▼▼▼

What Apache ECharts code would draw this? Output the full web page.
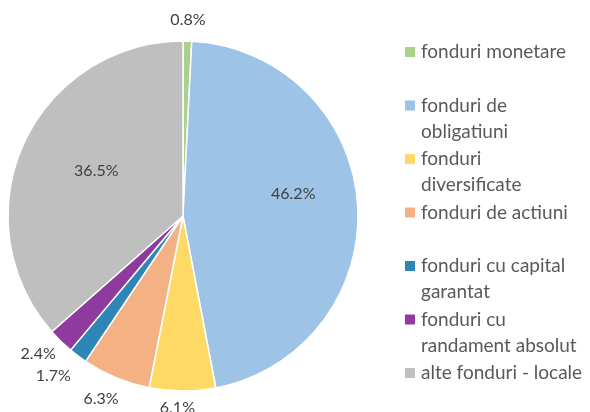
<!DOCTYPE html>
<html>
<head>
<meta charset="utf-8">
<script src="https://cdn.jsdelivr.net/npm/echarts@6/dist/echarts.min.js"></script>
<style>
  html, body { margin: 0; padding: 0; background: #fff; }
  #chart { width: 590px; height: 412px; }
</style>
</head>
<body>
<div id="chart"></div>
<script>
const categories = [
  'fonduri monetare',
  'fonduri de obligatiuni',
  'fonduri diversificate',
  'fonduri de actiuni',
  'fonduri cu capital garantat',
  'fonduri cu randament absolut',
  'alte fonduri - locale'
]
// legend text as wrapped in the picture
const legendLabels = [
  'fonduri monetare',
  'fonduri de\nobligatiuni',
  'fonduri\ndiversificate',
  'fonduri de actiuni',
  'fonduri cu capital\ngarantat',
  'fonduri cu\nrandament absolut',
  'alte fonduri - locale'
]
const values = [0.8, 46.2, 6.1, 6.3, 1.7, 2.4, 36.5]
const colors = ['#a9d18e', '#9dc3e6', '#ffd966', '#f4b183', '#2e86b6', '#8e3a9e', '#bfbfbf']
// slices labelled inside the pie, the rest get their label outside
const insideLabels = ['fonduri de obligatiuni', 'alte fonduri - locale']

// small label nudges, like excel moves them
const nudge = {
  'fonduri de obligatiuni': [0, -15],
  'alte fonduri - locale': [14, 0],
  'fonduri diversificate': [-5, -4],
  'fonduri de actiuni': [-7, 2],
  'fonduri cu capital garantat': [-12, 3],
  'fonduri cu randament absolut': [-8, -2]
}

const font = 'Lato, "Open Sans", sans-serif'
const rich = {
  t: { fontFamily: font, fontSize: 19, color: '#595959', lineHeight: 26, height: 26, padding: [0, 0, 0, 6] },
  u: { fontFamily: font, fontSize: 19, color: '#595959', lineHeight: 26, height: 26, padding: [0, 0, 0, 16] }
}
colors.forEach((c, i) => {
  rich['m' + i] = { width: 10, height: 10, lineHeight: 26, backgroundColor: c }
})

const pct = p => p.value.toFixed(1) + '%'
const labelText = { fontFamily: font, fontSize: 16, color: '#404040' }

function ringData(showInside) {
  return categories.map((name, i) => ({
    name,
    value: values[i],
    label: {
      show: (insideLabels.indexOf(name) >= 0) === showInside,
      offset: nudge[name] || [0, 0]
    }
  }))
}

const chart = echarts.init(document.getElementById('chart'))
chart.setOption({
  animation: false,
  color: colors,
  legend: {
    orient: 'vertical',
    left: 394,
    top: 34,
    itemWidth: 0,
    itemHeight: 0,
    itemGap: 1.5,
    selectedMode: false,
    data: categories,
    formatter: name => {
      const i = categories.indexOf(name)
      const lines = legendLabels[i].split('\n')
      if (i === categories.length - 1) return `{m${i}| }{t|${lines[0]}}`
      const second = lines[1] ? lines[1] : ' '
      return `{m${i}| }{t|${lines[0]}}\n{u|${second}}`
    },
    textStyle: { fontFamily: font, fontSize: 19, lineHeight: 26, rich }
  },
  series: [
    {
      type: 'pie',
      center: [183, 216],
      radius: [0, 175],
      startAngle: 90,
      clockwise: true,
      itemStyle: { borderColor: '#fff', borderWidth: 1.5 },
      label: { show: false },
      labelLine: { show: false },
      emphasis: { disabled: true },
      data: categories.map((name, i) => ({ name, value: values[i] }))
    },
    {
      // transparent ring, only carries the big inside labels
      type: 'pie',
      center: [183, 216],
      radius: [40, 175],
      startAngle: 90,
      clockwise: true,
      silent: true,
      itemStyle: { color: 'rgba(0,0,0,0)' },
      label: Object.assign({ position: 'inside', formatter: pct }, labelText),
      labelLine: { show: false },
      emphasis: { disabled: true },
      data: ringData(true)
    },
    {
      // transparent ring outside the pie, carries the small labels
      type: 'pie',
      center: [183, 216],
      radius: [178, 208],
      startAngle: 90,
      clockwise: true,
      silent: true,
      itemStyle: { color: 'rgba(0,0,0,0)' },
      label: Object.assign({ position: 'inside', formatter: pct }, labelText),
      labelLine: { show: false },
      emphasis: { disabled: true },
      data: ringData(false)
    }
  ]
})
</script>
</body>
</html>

▲▲▲
▼▼▼

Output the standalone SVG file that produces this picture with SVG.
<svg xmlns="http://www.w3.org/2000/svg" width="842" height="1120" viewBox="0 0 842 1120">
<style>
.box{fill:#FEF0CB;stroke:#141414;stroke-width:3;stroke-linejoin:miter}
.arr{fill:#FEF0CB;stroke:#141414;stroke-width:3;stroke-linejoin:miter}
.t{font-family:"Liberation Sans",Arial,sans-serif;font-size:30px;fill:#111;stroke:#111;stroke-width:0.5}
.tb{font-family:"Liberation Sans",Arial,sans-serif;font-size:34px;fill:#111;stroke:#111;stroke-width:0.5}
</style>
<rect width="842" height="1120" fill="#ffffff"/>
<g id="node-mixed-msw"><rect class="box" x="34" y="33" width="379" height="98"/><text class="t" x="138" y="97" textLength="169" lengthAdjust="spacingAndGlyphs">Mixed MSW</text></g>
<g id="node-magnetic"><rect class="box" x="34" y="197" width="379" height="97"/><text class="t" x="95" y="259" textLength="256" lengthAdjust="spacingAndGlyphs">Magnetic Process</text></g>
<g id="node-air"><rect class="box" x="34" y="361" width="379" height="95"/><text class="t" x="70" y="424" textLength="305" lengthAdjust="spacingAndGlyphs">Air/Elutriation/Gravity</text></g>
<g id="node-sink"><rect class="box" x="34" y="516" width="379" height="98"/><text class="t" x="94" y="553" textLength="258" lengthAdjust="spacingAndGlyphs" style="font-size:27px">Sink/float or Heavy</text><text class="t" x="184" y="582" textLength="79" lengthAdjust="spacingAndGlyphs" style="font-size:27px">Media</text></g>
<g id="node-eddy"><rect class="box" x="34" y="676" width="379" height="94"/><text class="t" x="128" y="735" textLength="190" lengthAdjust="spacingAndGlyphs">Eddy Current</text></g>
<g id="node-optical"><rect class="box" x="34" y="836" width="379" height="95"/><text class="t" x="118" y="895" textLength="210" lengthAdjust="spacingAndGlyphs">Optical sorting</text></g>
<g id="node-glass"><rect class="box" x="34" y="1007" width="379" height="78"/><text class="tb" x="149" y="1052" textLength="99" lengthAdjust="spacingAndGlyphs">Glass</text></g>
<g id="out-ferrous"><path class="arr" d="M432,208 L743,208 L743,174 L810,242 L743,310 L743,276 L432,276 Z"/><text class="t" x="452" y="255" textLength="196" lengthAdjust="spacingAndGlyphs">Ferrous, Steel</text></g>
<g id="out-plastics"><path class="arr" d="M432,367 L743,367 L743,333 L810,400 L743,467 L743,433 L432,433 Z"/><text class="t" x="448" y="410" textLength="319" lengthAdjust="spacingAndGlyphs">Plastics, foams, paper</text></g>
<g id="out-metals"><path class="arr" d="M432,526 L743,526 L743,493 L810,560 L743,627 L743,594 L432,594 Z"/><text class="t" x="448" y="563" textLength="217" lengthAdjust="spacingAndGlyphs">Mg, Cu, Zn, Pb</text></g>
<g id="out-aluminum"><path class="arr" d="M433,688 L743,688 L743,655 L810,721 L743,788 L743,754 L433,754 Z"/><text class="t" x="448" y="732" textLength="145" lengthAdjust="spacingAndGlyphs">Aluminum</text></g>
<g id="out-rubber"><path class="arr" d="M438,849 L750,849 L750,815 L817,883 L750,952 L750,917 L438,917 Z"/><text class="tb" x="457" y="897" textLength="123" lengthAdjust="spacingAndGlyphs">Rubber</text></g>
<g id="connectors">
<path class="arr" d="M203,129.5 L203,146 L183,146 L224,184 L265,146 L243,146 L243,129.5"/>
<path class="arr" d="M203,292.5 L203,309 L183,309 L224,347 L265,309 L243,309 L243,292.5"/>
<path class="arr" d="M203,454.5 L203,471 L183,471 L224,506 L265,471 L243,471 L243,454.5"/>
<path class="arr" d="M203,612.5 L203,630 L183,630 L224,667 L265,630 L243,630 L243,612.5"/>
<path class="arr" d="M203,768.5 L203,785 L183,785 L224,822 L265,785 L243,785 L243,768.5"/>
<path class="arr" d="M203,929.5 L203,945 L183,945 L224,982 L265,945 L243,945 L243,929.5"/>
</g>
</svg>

▲▲▲
▼▼▼

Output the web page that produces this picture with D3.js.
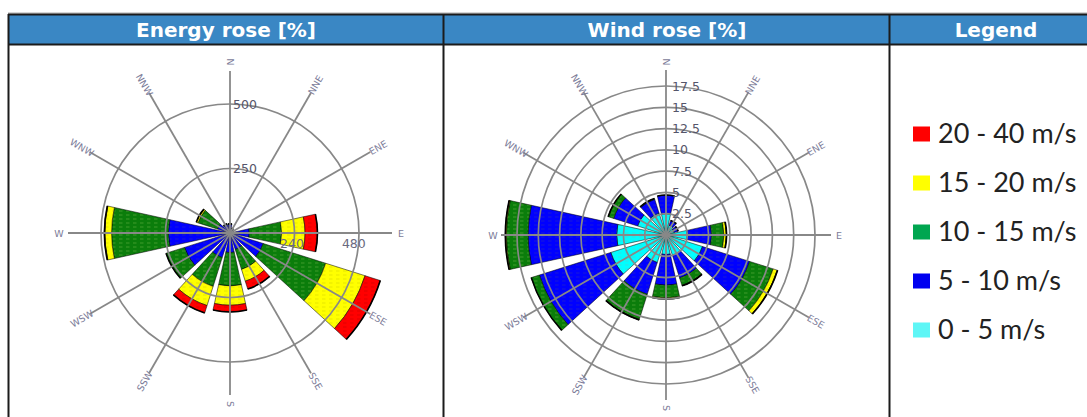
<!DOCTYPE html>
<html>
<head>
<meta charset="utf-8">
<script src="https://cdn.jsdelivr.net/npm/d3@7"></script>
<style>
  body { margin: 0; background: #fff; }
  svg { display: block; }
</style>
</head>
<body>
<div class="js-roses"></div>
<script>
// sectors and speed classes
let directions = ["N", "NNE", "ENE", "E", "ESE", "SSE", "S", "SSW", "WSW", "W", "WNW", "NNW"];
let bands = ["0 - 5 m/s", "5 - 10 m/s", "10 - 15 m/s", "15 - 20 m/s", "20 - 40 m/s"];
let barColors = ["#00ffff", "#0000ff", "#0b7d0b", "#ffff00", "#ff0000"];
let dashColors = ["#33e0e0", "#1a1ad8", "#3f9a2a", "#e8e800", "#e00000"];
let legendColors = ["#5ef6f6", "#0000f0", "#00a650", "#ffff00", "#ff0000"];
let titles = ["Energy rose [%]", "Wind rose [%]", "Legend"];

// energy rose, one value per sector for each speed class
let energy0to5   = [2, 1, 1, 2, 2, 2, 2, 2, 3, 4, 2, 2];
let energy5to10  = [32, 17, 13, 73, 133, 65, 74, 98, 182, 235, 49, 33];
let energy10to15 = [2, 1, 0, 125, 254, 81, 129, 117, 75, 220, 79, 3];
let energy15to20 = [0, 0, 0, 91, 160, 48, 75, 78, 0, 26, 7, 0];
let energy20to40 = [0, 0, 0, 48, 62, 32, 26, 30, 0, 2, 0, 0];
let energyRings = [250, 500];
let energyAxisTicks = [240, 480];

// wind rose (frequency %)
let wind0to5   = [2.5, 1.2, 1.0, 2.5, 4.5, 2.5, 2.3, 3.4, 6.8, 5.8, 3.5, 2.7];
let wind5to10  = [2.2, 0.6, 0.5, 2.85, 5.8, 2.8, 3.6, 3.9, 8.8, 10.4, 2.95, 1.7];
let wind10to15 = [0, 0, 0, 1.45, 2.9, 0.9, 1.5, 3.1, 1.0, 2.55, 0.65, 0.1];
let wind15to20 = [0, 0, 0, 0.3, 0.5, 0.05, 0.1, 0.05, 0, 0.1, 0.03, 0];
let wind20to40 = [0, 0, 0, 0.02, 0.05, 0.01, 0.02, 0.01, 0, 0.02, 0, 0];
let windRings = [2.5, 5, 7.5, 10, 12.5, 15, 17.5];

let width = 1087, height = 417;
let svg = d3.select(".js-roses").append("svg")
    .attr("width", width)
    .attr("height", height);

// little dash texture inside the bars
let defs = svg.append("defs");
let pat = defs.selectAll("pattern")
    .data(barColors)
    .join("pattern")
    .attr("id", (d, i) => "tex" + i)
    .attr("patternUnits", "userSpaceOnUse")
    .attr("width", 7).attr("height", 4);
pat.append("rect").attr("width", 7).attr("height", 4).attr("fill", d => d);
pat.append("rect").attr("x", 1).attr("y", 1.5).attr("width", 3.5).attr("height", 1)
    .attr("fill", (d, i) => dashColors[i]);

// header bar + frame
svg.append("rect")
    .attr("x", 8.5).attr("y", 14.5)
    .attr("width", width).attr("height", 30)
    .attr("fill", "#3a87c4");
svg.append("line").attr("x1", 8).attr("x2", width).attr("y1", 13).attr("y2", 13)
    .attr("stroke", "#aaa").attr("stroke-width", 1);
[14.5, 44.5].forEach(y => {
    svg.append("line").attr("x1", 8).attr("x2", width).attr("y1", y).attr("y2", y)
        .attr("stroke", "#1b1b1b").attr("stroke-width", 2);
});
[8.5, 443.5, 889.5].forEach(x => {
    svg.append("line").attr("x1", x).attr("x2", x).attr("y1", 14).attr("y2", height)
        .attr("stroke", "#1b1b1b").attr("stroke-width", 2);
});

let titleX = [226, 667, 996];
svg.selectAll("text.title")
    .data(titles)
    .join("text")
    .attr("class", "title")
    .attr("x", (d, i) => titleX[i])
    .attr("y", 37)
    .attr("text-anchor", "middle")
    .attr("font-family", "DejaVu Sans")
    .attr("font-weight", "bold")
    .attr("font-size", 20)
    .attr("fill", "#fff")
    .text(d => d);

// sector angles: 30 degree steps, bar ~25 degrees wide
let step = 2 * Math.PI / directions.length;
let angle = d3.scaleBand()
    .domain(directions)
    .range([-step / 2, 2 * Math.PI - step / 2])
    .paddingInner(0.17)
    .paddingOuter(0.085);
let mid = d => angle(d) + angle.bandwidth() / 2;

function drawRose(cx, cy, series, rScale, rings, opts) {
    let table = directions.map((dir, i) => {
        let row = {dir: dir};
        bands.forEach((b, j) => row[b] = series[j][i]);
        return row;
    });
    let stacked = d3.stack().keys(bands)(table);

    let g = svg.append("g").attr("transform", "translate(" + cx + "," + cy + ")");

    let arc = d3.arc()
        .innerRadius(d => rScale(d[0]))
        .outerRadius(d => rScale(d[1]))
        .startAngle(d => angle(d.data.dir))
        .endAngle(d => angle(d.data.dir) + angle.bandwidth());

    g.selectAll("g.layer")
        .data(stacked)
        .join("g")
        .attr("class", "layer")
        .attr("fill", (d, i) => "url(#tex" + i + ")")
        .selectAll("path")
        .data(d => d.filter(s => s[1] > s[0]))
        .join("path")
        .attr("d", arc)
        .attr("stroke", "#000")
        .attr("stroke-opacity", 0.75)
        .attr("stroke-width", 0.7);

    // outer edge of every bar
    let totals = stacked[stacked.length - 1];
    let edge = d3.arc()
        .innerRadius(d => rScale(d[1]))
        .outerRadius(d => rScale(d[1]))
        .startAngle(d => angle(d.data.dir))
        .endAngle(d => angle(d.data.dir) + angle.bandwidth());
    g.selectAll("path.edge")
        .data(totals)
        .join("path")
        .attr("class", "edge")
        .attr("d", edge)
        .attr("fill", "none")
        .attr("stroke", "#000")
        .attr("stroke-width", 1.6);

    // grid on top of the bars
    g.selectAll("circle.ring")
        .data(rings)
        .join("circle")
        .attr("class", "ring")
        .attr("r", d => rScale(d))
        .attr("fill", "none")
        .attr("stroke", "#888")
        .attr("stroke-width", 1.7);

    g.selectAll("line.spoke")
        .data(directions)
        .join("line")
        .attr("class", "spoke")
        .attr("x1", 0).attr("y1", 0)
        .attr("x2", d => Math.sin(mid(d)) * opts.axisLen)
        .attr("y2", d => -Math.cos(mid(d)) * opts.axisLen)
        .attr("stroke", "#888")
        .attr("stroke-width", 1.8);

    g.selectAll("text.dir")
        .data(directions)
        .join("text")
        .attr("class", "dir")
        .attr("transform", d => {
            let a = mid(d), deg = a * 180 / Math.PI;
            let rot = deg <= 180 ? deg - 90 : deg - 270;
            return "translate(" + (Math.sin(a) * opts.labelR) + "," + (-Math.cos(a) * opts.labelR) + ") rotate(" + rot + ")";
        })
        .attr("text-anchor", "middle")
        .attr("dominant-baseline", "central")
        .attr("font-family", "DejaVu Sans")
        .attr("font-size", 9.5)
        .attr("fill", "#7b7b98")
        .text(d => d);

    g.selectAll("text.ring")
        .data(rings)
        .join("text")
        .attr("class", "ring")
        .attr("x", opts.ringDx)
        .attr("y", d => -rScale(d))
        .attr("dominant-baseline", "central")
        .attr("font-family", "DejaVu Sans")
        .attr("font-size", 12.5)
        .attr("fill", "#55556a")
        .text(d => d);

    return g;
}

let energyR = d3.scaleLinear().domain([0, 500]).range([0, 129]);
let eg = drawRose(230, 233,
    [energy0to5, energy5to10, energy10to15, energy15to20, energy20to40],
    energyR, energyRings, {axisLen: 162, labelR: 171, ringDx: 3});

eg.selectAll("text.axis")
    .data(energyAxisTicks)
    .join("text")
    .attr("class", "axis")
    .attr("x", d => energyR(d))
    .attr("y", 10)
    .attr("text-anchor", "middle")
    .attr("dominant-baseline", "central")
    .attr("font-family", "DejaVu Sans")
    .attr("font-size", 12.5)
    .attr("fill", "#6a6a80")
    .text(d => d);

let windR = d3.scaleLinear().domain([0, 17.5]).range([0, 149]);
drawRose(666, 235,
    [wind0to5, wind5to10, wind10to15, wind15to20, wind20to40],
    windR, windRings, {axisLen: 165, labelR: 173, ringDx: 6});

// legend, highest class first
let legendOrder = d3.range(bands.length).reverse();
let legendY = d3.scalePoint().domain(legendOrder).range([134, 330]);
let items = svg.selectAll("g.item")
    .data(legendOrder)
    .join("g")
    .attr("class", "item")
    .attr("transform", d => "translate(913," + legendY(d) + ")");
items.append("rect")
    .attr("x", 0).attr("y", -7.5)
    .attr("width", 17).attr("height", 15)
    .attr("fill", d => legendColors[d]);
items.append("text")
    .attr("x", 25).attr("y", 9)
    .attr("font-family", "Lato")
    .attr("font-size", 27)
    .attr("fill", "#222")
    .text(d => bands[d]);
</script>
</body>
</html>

▲▲▲

■ INSTRUCTIONS TO FOLLOW
Give again, word for word, only the lines starting at the line with "What Apache ECharts" and ending at the line with "const insideLabels = ['fonduri", keeping both end lines; pictures stay out.

■ THE COMPLETED TASK
What Apache ECharts code would draw this? Output the full web page.
<!DOCTYPE html>
<html>
<head>
<meta charset="utf-8">
<script src="https://cdn.jsdelivr.net/npm/echarts@6/dist/echarts.min.js"></script>
<style>
  html, body { margin: 0; padding: 0; background: #fff; }
  #chart { width: 590px; height: 412px; }
</style>
</head>
<body>
<div id="chart"></div>
<script>
const categories = [
  'fonduri monetare',
  'fonduri de obligatiuni',
  'fonduri diversificate',
  'fonduri de actiuni',
  'fonduri cu capital garantat',
  'fonduri cu randament absolut',
  'alte fonduri - locale'
]
// legend text as wrapped in the picture
const legendLabels = [
  'fonduri monetare',
  'fonduri de\nobligatiuni',
  'fonduri\ndiversificate',
  'fonduri de actiuni',
  'fonduri cu capital\ngarantat',
  'fonduri cu\nrandament absolut',
  'alte fonduri - locale'
]
const values = [0.8, 46.2, 6.1, 6.3, 1.7, 2.4, 36.5]
const colors = ['#a9d18e', '#9dc3e6', '#ffd966', '#f4b183', '#2e86b6', '#8e3a9e', '#bfbfbf']
// slices labelled inside the pie, the rest get their label outside
const insideLabels = ['fonduri de obligatiuni', 'alte fonduri - locale']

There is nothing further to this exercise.